I want those decisions (mine and the other players') to be the deciding factor shaping my/our contribution to facing the challenges of the game, and those contributions together with an element of the unexpected (read: dice) should jointly *and exhaustively* determine the result. If the DM then re-configures the world, whether to support these decisions or to thwart them, my (and my group's) choices were not actually the deciding factor(s). The DM's rewrite is the deciding factor. That disappoints me. It tells me that the DM is the important person at the table, and that I am along for the ride. I can do whatever I like--but the only things that happen are the ones the DM wants to happen. Hence my previous comment: "The DM giveth, and the DM taketh away."
I have a question those of you adamantly opposed to ever fudging where do you fall on the player type according to Robin's Rules of Good game mastering? As a player are you more of power gamer or tactitrcan as opposed to a method actor or story teller?
I find it difficult to place myself on many of the "player psychology" breakdowns, mostly because I like only select elements of the categories. I can generally say I'm not much of a Butt-Kicker or Casual Gamer; I'm definitely NOT there just to kill things, nor to just spend time with friends, though both can be entertaining. As for the others:
[sblock]- Powergamer. Most of the description of this is NOTHING like me (I consult charop forums for advice, but don't give a crap about being THE VERY ULTIMATE BEST). I did years and years of freeform text-based RP before I started playing D&D, so if I wanted nothing BUT pure story, I could have it easily. So I do want to "put the 'game' back in 'role playing game' " but not to the extreme that Mr. Laws describes for this type.
- Strategist. I do not find characterization a distraction, whatsoever--it's extremely important to me. I actually prefer that people make character-fitting but tactically-unsound choices; however, when characterization is not a concern, I want myself and others to be empowered to make tactically-sound choices as often as possible. I do care that things are internally consistent, specifically to the fiction, and that the rules work reliably in the majority of circumstances, so that I can make informed decisions.
- Specialist. I do favor a character type (Paladin who is Team Dad), though I've begun to vary that with time. I do very much appreciate having my character choices woven into the story of the world.
- Method Actor. This is sort of the reverse of the Strategist problem: I don't think it's that important to make radically new characters, but I do love the ability to express myself through my characters. I do not, at all, consider the rules a necessary evil; I consider them an important good which should only be set aside for principled reasons.

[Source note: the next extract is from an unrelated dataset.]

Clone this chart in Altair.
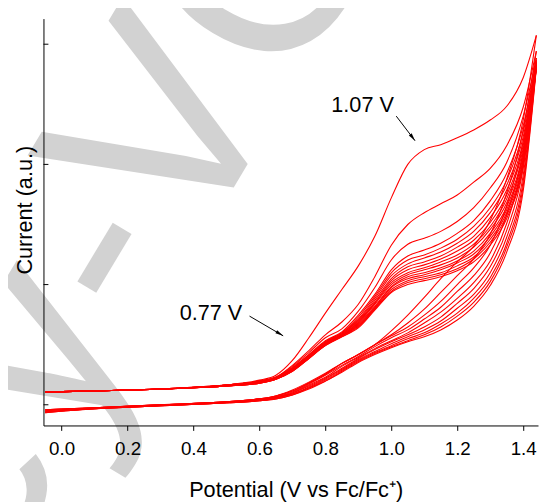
import altair as alt
import pandas as pd

# Potential grid (V vs Fc/Fc+)
E = [-0.05, 0.1, 0.3, 0.5, 0.6, 0.65, 0.7, 0.75, 0.8, 0.85, 0.9, 0.95, 1.0, 1.05,
     1.1, 1.15, 1.2, 1.25, 1.3, 1.35, 1.4, 1.44]

# Forward (anodic) scans, current in a.u.
fwd_c1 = [0.34, 0.35, 0.37, 0.41, 0.46, 0.51, 0.66, 0.89, 1.14, 1.38, 1.62, 1.92, 2.31, 2.65, 2.80, 2.85, 2.92, 3.00, 3.10, 3.24, 3.53, 3.96]
fwd_c2 = [0.34, 0.35, 0.37, 0.41, 0.45, 0.49, 0.61, 0.76, 0.92, 1.05, 1.23, 1.51, 1.83, 2.04, 2.16, 2.25, 2.34, 2.47, 2.61, 2.84, 3.23, 3.80]
fwd_c3 = [0.34, 0.35, 0.37, 0.41, 0.45, 0.49, 0.60, 0.74, 0.89, 0.98, 1.16, 1.40, 1.68, 1.84, 1.90, 1.97, 2.07, 2.21, 2.41, 2.67, 3.14, 3.73]
fwd_c4 = [0.34, 0.35, 0.37, 0.41, 0.45, 0.49, 0.59, 0.72, 0.86, 0.95, 1.12, 1.33, 1.58, 1.72, 1.78, 1.85, 1.95, 2.08, 2.28, 2.56, 3.04, 3.70]
fwd_c5 = [0.34, 0.35, 0.37, 0.41, 0.45, 0.49, 0.58, 0.71, 0.85, 0.94, 1.10, 1.31, 1.55, 1.68, 1.73, 1.80, 1.89, 2.02, 2.21, 2.49, 2.98, 3.69]
fwd_c6 = [0.34, 0.35, 0.37, 0.41, 0.45, 0.49, 0.58, 0.71, 0.85, 0.94, 1.08, 1.29, 1.52, 1.64, 1.70, 1.76, 1.85, 1.97, 2.16, 2.44, 2.93, 3.68]
fwd_c7 = [0.34, 0.35, 0.37, 0.41, 0.44, 0.48, 0.57, 0.70, 0.84, 0.93, 1.07, 1.27, 1.49, 1.61, 1.66, 1.72, 1.81, 1.92, 2.11, 2.39, 2.88, 3.67]
fwd_c8 = [0.34, 0.35, 0.37, 0.41, 0.44, 0.48, 0.57, 0.70, 0.84, 0.93, 1.06, 1.25, 1.47, 1.58, 1.63, 1.69, 1.77, 1.88, 2.06, 2.34, 2.84, 3.67]
fwd_c9 = [0.34, 0.35, 0.37, 0.40, 0.44, 0.48, 0.57, 0.70, 0.83, 0.92, 1.05, 1.24, 1.45, 1.55, 1.60, 1.66, 1.73, 1.84, 2.02, 2.30, 2.81, 3.66]
fwd_c10 = [0.34, 0.35, 0.37, 0.40, 0.44, 0.48, 0.56, 0.69, 0.83, 0.92, 1.04, 1.23, 1.43, 1.53, 1.58, 1.63, 1.70, 1.81, 1.99, 2.26, 2.77, 3.65]
fwd_c11 = [0.34, 0.35, 0.37, 0.40, 0.44, 0.48, 0.56, 0.69, 0.82, 0.91, 1.03, 1.21, 1.41, 1.51, 1.55, 1.60, 1.67, 1.77, 1.95, 2.22, 2.74, 3.65]
fwd_c12 = [0.34, 0.35, 0.37, 0.40, 0.43, 0.47, 0.56, 0.69, 0.82, 0.91, 1.02, 1.20, 1.40, 1.49, 1.53, 1.58, 1.65, 1.74, 1.92, 2.19, 2.71, 3.64]
fwd_c13 = [0.34, 0.35, 0.37, 0.40, 0.43, 0.47, 0.55, 0.68, 0.82, 0.91, 1.01, 1.19, 1.38, 1.47, 1.51, 1.55, 1.62, 1.71, 1.89, 2.16, 2.68, 3.64]
fwd_c14 = [0.34, 0.35, 0.37, 0.40, 0.43, 0.47, 0.55, 0.68, 0.81, 0.90, 1.00, 1.18, 1.36, 1.45, 1.49, 1.53, 1.59, 1.69, 1.86, 2.13, 2.65, 3.63]
fwd_c15 = [0.34, 0.35, 0.37, 0.40, 0.43, 0.47, 0.55, 0.68, 0.81, 0.90, 0.99, 1.17, 1.35, 1.43, 1.47, 1.51, 1.57, 1.66, 1.83, 2.10, 2.63, 3.63]

# Reverse (cathodic) scans
rev_c1 = [0.16, 0.18, 0.21, 0.24, 0.27, 0.30, 0.36, 0.44, 0.53, 0.63, 0.72, 0.82, 0.96, 1.12, 1.30, 1.49, 1.66, 1.82, 2.08, 2.50, 3.10, 3.96]
rev_c2 = [0.16, 0.18, 0.21, 0.24, 0.27, 0.30, 0.35, 0.43, 0.52, 0.63, 0.72, 0.82, 0.92, 1.04, 1.18, 1.35, 1.52, 1.69, 1.94, 2.36, 3.00, 3.80]
rev_c3 = [0.16, 0.18, 0.21, 0.24, 0.27, 0.30, 0.35, 0.43, 0.52, 0.63, 0.72, 0.82, 0.91, 1.00, 1.12, 1.26, 1.43, 1.60, 1.83, 2.23, 2.88, 3.73]
rev_c4 = [0.15, 0.18, 0.21, 0.24, 0.27, 0.29, 0.34, 0.42, 0.51, 0.61, 0.70, 0.80, 0.89, 0.97, 1.08, 1.20, 1.36, 1.52, 1.75, 2.14, 2.78, 3.71]
rev_c5 = [0.15, 0.18, 0.21, 0.24, 0.26, 0.29, 0.33, 0.41, 0.49, 0.60, 0.69, 0.78, 0.86, 0.94, 1.04, 1.15, 1.29, 1.45, 1.67, 2.05, 2.69, 3.69]
rev_c6 = [0.14, 0.17, 0.20, 0.23, 0.26, 0.28, 0.33, 0.40, 0.48, 0.58, 0.68, 0.77, 0.85, 0.92, 1.00, 1.10, 1.24, 1.39, 1.61, 1.98, 2.61, 3.68]
rev_c7 = [0.14, 0.17, 0.20, 0.23, 0.26, 0.28, 0.32, 0.39, 0.47, 0.57, 0.67, 0.75, 0.83, 0.90, 0.97, 1.06, 1.19, 1.33, 1.55, 1.91, 2.54, 3.66]
rev_c8 = [0.14, 0.17, 0.20, 0.23, 0.25, 0.28, 0.32, 0.38, 0.46, 0.56, 0.66, 0.74, 0.81, 0.88, 0.94, 1.03, 1.14, 1.29, 1.50, 1.85, 2.48, 3.65]
rev_c9 = [0.13, 0.17, 0.20, 0.23, 0.25, 0.27, 0.31, 0.38, 0.45, 0.55, 0.65, 0.73, 0.80, 0.86, 0.92, 1.00, 1.11, 1.25, 1.46, 1.81, 2.43, 3.64]
rev_c10 = [0.13, 0.17, 0.20, 0.23, 0.25, 0.27, 0.31, 0.37, 0.45, 0.54, 0.64, 0.72, 0.79, 0.85, 0.90, 0.97, 1.07, 1.21, 1.42, 1.76, 2.38, 3.63]

forward = [fwd_c1, fwd_c2, fwd_c3, fwd_c4, fwd_c5, fwd_c6, fwd_c7, fwd_c8,
           fwd_c9, fwd_c10, fwd_c11, fwd_c12, fwd_c13, fwd_c14, fwd_c15]
reverse = [rev_c1, rev_c2, rev_c3, rev_c4, rev_c5, rev_c6, rev_c7, rev_c8,
           rev_c9, rev_c10]

# Axis ticks
x_tick_values = [0.0, 0.1, 0.2, 0.3, 0.4, 0.5, 0.6, 0.7, 0.8, 0.9, 1.0, 1.1, 1.2, 1.3, 1.4]
y_tick_values = [0.21, 1.43, 2.65, 3.87]

# Annotations
ann_text = ["1.07 V", "0.77 V"]
ann_E = [0.818, 0.358]
ann_I = [3.18, 1.07]
arrow_E0 = [1.015, 0.570]
arrow_I0 = [3.14, 1.11]
arrow_E1 = [1.072, 0.672]
arrow_I1 = [2.89, 0.91]
arrow_angle = [143, 120]

# Watermark
wm_left = "Wiley-"
wm_right = "VCH"
wm_E = 0.397
wm_I = 1.72

FONT = "Liberation Sans"
RED = "#ff0000"

rows = []
for k, s in enumerate(forward):
    for e, i in zip(E, s):
        rows.append({"E": e, "I": i, "scan": f"f{k+1}"})
for k, s in enumerate(reverse):
    for e, i in zip(E, s):
        rows.append({"E": e, "I": i, "scan": f"r{k+1}"})
df = pd.DataFrame(rows)

xscale = alt.Scale(domain=[-0.055, 1.445], nice=False, zero=False)
yscale = alt.Scale(domain=[0, 4.13], nice=False, zero=False)

xaxis = alt.Axis(
    values=x_tick_values,
    labelExpr="round(datum.value*10) % 2 == 0 ? format(datum.value, '.1f') : ''",
    labelFont=FONT, labelFontSize=19, labelColor="black", labelPadding=9,
    labelOverlap=False, labelFlush=False,
    tickColor="black", tickSize=5, tickWidth=1,
    domainColor="black", domainWidth=1, grid=False,
    title="Potential (V vs Fc/Fc\u207a)", titleFont=FONT, titleFontSize=22,
    titleFontWeight="normal", titleColor="black",
    titleX=256, titleY=72, titleBaseline="alphabetic", zindex=1,
)
yaxis = alt.Axis(
    labels=False, ticks=False, grid=False,
    domainColor="black", domainWidth=1,
    title="Current (a.u.)", titleFont=FONT, titleFontSize=22,
    titleFontWeight="normal", titleColor="black",
    titleAngle=270, titleX=-19, titleY=194, titleBaseline="middle",
    titleAlign="center", zindex=1,
)

wm_df = pd.DataFrame({"E": [wm_E], "I": [wm_I], "left": [wm_left], "right": [wm_right]})
wm1 = alt.Chart(wm_df).mark_text(
    font=FONT, fontSize=285, color="#d2d2d2", align="right", baseline="alphabetic", angle=301
).encode(x=alt.X("E:Q", scale=xscale, axis=xaxis), y=alt.Y("I:Q", scale=yscale, axis=yaxis), text="left:N")
wm2 = alt.Chart(wm_df).mark_text(
    font=FONT, fontSize=285, color="#d2d2d2", align="left", baseline="alphabetic", angle=301
).encode(x="E:Q", y="I:Q", text="right:N")

lines = alt.Chart(df).mark_line(
    color=RED, strokeWidth=1.1, interpolate="monotone"
).encode(x="E:Q", y="I:Q", detail="scan:N", order="E:Q")

yt = alt.Chart(pd.DataFrame({"I": y_tick_values})).mark_rule(
    color="black", strokeWidth=1
).encode(x=alt.value(0), x2=alt.value(5), y="I:Q")

ann_df = pd.DataFrame({"E": ann_E, "I": ann_I, "t": ann_text})
ann = alt.Chart(ann_df).mark_text(
    font=FONT, fontSize=22, color="black", align="left", baseline="alphabetic"
).encode(x="E:Q", y="I:Q", text="t:N")

arr_df = pd.DataFrame({"E": arrow_E0, "I": arrow_I0, "E2": arrow_E1, "I2": arrow_I1, "ang": arrow_angle})
arr = alt.Chart(arr_df).mark_rule(color="black", strokeWidth=1).encode(
    x="E:Q", y="I:Q", x2="E2:Q", y2="I2:Q")
heads = alt.Chart(arr_df).mark_point(
    shape="M0,0L-0.4,1.8L0.4,1.8Z", filled=True, color="black", size=80, opacity=1, strokeWidth=0
).encode(x="E2:Q", y="I2:Q", angle=alt.Angle("ang:Q", scale=None))

chart = alt.layer(wm1, wm2, lines, yt, arr, heads, ann).properties(
    width=502, height=413,
    padding={"left": 36, "top": 7, "right": 1, "bottom": 78},
    autosize="none",
    background="white",
).configure_view(strokeWidth=0)

chart.save("out.html", embed_options={"renderer": "svg", "actions": False})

- Storyteller. Exploring the story of each character is very important to me. Deepening backstory, finding the narrative links to other things, responding to the trials and tribulations of the adventuring life. Again I like rules, much more than the given description though, especially consistent ones that require minimal intervention to work properly.[/sblock]
So, after going through all that, I'd say I'm probably a Storyteller-Strategist with a strong Specialist bent (I just love Paladins so damn much.) Which...kind of makes a lot of your argument difficult to process, because I literally occupy BOTH sides of your proposed dichotomy.

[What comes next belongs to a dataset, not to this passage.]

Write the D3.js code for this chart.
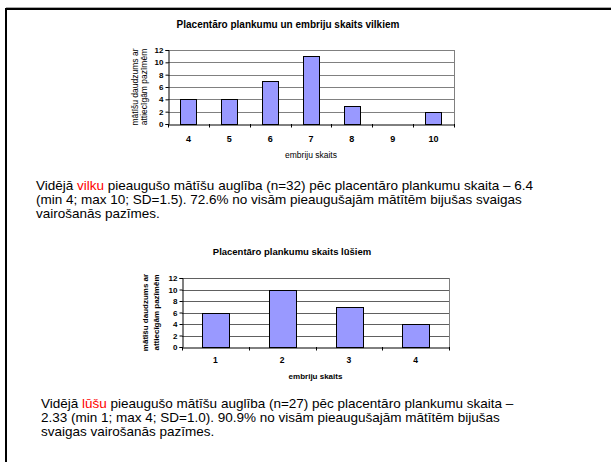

So as a DM don't you think part of your job is to identify what your players like best and try and accommodate them to some extent. There has been a lot of talk about dishonesty here and one thing I consider very dishonest is a DM who is not upfront with players and does not comes out and says I think your style of role play is badfun and I have no intention of ever accommodating you as a player. Because that is what I am reading here with words like cheating and cheaters being thrown around to describe rule O.

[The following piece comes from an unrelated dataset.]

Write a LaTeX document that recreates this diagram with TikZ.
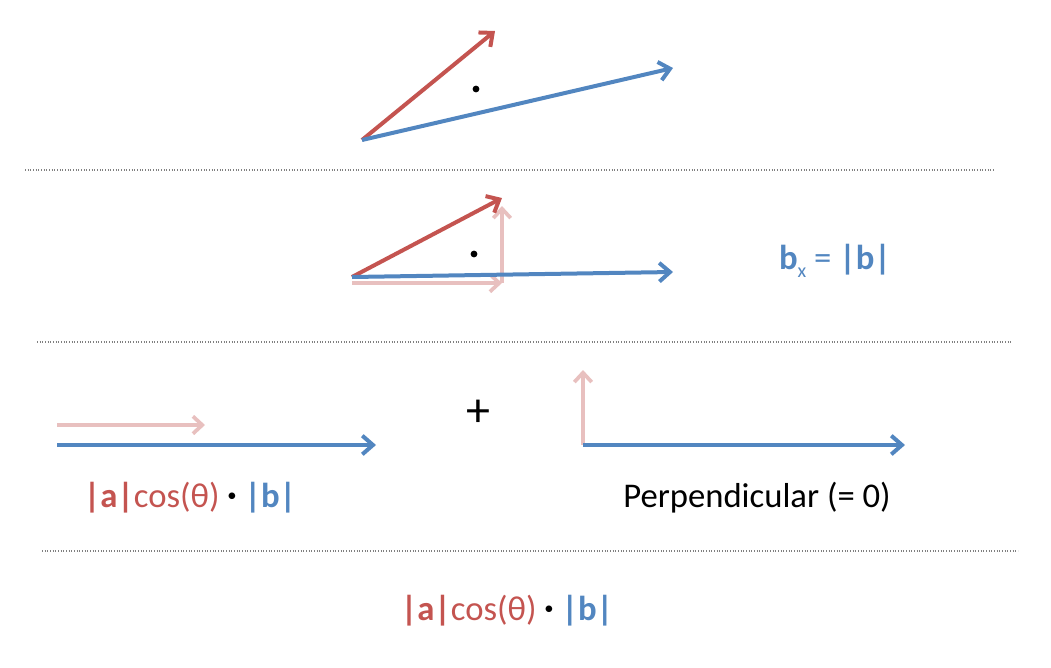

I don't think that there is a badfun way to play the game I do acknowledge that there are different play styles.
Well, again as said before, several people have explicitly stated that these changes should be hidden, denied if a player asks, used both to favor and oppose the players, and that *all* DMs *should* use them as a weapon of first resort. You, obviously, are not advocating any of these things. Although I could be mistaken, the majority of the cries of dishonesty have been focused specifically on the "do it, cover it up, and deny it" side.
Also, uh...I have to ask: Is fudging
really so critical to the "storytelling"/"method acting" playstyle that it is
completely impossible to use that style without fudging? Because that's...really surprising to me, that a HUGE swathe of playstyles hinge, fundamentally, on one single DM behavior (that is, the DM ignoring numbers/rules/precedent/whatever and unilaterally declaring things.)
One of the biggest issues when it comes to players and DMs having issues that ruins the fun for them is based on miscommunication. I consider it a huge miscommunication when a DM does not acknowledge that maybe because of their own prejudice on styles of play that they should not be the DM for certain players. Just talking to players is often enough to get an idea on what they want out of a game. If you can bring yourself to bend to allow a certain playstyle in your game then you need to be honest and say that.
For myself I hate DMing for casual players I will play with them but I am upfront that as a DM they annoy me and are not a good fit for my table. I will also be upfront that if you are mainly a butt kicker looking for a game that is mainly butt kicking then you most likely won't have fun in my game. This is not a judgement that they play wrong just that they play differently.
And as I have said, both earlier in this post and in prior posts: If your group is on board with you, and the expectations are known or understood, more power to you. If I were to join your game and
not be told these expectations, only to discover later that the only reason my Paladin defeated the demon lord Zaagrah is because you turned my critical fumble into a critical hit because it was "better story" or the like, I *would* feel deceived, and I think I would be justified in feeling so. How would you respond in such a case?